Celebrating Radford University’s Wonder Women during Homecoming’s Women of Radford Luncheon
Close to 150 Radford University alumni and friends celebrated strong and determined women during the Women of Radford Luncheon on Saturday, October 7 at noon in Kyle Hall. Keynote speaker Tracy Lewis-Williams, a faculty member in Radford University’s Department of Information Technology and the first African American woman to earn her Ph.D. at Virginia Tech in computer science, discussed how the audience should embrace their inner wonder women.
She discussed the women who inspired her to follow her dreams in computer science such as black female mathematicians Katherine Johnson, Mary Jackson and Dorothy Vaughan who helped NASA launch John Glenn into space during the 1960s space race. Lewis-Williams also mentioned her mentor Christine Salter, who taught in Radford University’s information technology department and collaborated on projects with then Ph.D. student Lewis-Williams. While working with Salter, Lewis-Williams once told her “I want to be just like you,” because Salter was such an inspiration to female computer science students and to Lewis-Williams. Salter dedicated 30 years to the field of corporate information and technology, and encouraged young women to follow in her footsteps to break barriers for women in the field. “I am still teaching at Radford because of Christine Salter,” said Lewis-Williams.
Lewis-Williams also honored beloved alumna and event attendee Nancy Artis ’73 for her generosity and dedication to her alma mater and the Artis College of Science and Technology. She said when Artis visits her classes, she brings solid advice from corporate America and a glimpse into the “real world.” Last spring, Nancy and Pat Artis gifted the university the largest contribution by an individual and an alumnus in Radford’s history. The Artis College of Science and Technology was dedicated, and the Artis Endowed Scholarship Fund will award 67 high-achieving students scholarships in the amount of $3,000 based on academic eligibility.

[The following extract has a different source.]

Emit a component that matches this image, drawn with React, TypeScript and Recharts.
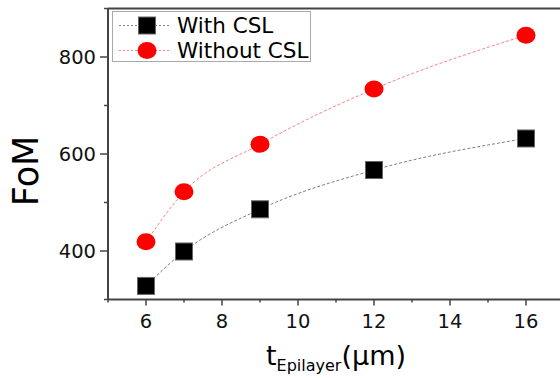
import { LineChart, Line, XAxis, YAxis, ReferenceLine, Legend } from 'recharts';

const thickness = [6, 7, 9, 12, 16];
const fomWithCSL = [328, 399, 486, 567, 632];
const fomWithoutCSL = [419, 522, 620, 734, 845];
const xTicks = [5, 6, 7, 8, 9, 10, 11, 12, 13, 14, 15, 16, 17];
const yTicks = [300, 400, 500, 600, 700, 800, 900];
const xLabelled = [6, 8, 10, 12, 14, 16];
const yLabelled = [400, 600, 800];

const FONT = '"DejaVu Sans", "Liberation Sans", Arial, sans-serif';
const AXIS = '#444';

const data = thickness.map((t, i) => ({
  t,
  withCSL: fomWithCSL[i],
  withoutCSL: fomWithoutCSL[i],
}));

const XTick = ({ x, y, payload }: any) => {
  const major = xLabelled.includes(payload.value);
  return (
    <g>
      <line x1={x} x2={x} y1={y} y2={y + (major ? 6 : 3)} stroke={AXIS} strokeWidth={1.5} />
      {major && (
        <text x={x} y={y + 28} textAnchor="middle" fontSize={19.5} fill="#111" fontFamily={FONT}>
          {payload.value}
        </text>
      )}
    </g>
  );
};

const YTick = ({ x, y, payload }: any) => {
  const major = yLabelled.includes(payload.value);
  return (
    <g>
      <line x1={x - (major ? 8 : 4)} x2={x} y1={y} y2={y} stroke={AXIS} strokeWidth={1.5} />
      {major && (
        <text x={x - 12} y={y + 7} textAnchor="end" fontSize={19.5} fill="#111" fontFamily={FONT}>
          {payload.value}
        </text>
      )}
    </g>
  );
};

const SquareDot = ({ cx, cy, index }: any) => (
  <rect key={`sq-${index}`} x={cx - 8.5} y={cy - 8.5} width={17} height={17} fill="#000" stroke="#666" strokeWidth={1} />
);

const CircleDot = ({ cx, cy, index }: any) => (
  <ellipse key={`ci-${index}`} cx={cx} cy={cy} rx={9.5} ry={8.5} fill="#ff0000" />
);

const LegendBox = () => (
  <div
    style={{
      width: 199,
      height: 51,
      boxSizing: 'border-box',
      border: '1px solid #aaa',
      background: '#fff',
      fontFamily: FONT,
      fontSize: 21.5,
      color: '#000',
      paddingTop: 1,
    }}
  >
    {[
      { name: 'With CSL', line: '#808080', square: true },
      { name: 'Without CSL', line: '#ff8080', square: false },
    ].map(item => (
      <div key={item.name} style={{ display: 'flex', alignItems: 'center', height: 25 }}>
        <svg width={64} height={25} style={{ display: 'block' }}>
          <line x1={6} x2={58} y1={12.5} y2={12.5} stroke={item.line} strokeWidth={1} strokeDasharray="2 2" />
          {item.square ? (
            <rect x={25.5} y={4} width={17} height={17} fill="#000" stroke="#666" />
          ) : (
            <ellipse cx={34} cy={12.5} rx={9.5} ry={8.5} fill="#ff0000" />
          )}
        </svg>
        <span style={{ lineHeight: '25px', whiteSpace: 'nowrap' }}>{item.name}</span>
      </div>
    ))}
  </div>
);

const XLabel = ({ viewBox }: any) => (
  <text
    x={viewBox.x + viewBox.width / 2}
    y={viewBox.y + 65.5}
    textAnchor="middle"
    fontSize={27}
    fill="#000"
    fontFamily={FONT}
  >
    <tspan>t</tspan>
    <tspan fontSize={16} dy={6}>Epilayer</tspan>
    <tspan dy={-6}>(μm)</tspan>
  </text>
);

const YLabel = ({ viewBox }: any) => {
  const x = viewBox.x + 38;
  const y = viewBox.y + viewBox.height / 2 + 17;
  return (
    <text x={x} y={y} transform={`rotate(-90 ${x} ${y})`} textAnchor="middle" fontSize={35} fill="#000" fontFamily={FONT}>
      FoM
    </text>
  );
};

export default function App() {
  return (
    <div style={{ position: 'fixed', left: 0, top: 0, width: 560, height: 378, overflow: 'hidden', background: '#fff' }}>
      <LineChart width={580} height={378} data={data} margin={{ top: 8.5, right: 16, bottom: 48.5, left: 0 }}>
        <XAxis
          dataKey="t"
          type="number"
          domain={[5, 17]}
          ticks={xTicks}
          interval={0}
          height={30}
          tickSize={0}
          tickMargin={0}
          tick={<XTick />}
          axisLine={{ stroke: AXIS, strokeWidth: 2 }}
          label={<XLabel />}
        />
        <YAxis
          type="number"
          domain={[300, 900]}
          ticks={yTicks}
          interval={0}
          width={108}
          tickSize={0}
          tickMargin={0}
          tick={<YTick />}
          axisLine={{ stroke: AXIS, strokeWidth: 2 }}
          label={<YLabel />}
        />
        <ReferenceLine y={900} stroke={AXIS} strokeWidth={2} />
        <Legend
          layout="vertical"
          align="center"
          verticalAlign="middle"
          content={<LegendBox />}
          wrapperStyle={{ left: 112, top: 11, width: 199 }}
        />
        <Line
          dataKey="withCSL"
          name="With CSL"
          type="monotone"
          stroke="#808080"
          strokeWidth={1}
          strokeDasharray="3 2"
          dot={<SquareDot />}
          isAnimationActive={false}
        />
        <Line
          dataKey="withoutCSL"
          name="Without CSL"
          type="monotone"
          stroke="#ff8080"
          strokeWidth={1}
          strokeDasharray="3 2"
          dot={<CircleDot />}
          isAnimationActive={false}
        />
      </LineChart>
    </div>
  );
}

Another of the many wonder women in the room, Margorie A. Young ’85, DNP ’15 spent 30 years working in women’s health before becoming a faculty member in Radford University’s School of Nursing. She served as the Director of Women’s Health Services and the Director of the Birthing Center at LewisGale Montgomery Hospital in Blacksburg. She said she loves to be inspired by Radford women. “I love to hear women’s stories of where they’ve been, what they’ve done and what they want to do. It’s inspiring!” said Young.
During Lewis-Williams’ presentation, she discussed the tools the traditional Marvel Comics’ Wonder Woman used and how they could be symbolically used by the wonder women in the room. The invisible plane is a symbol of striving for work-life balance; the magic sword shatters the glass ceiling, while women strive to reach their dreams; the deflective bracelets help deflect conflict or personal attacks; the lasso of truth illuminates their own truth and honesty about their own abilities; the royal tiara helps them know their value; and the body armor provides confidence. “We are all wonder women!” she said.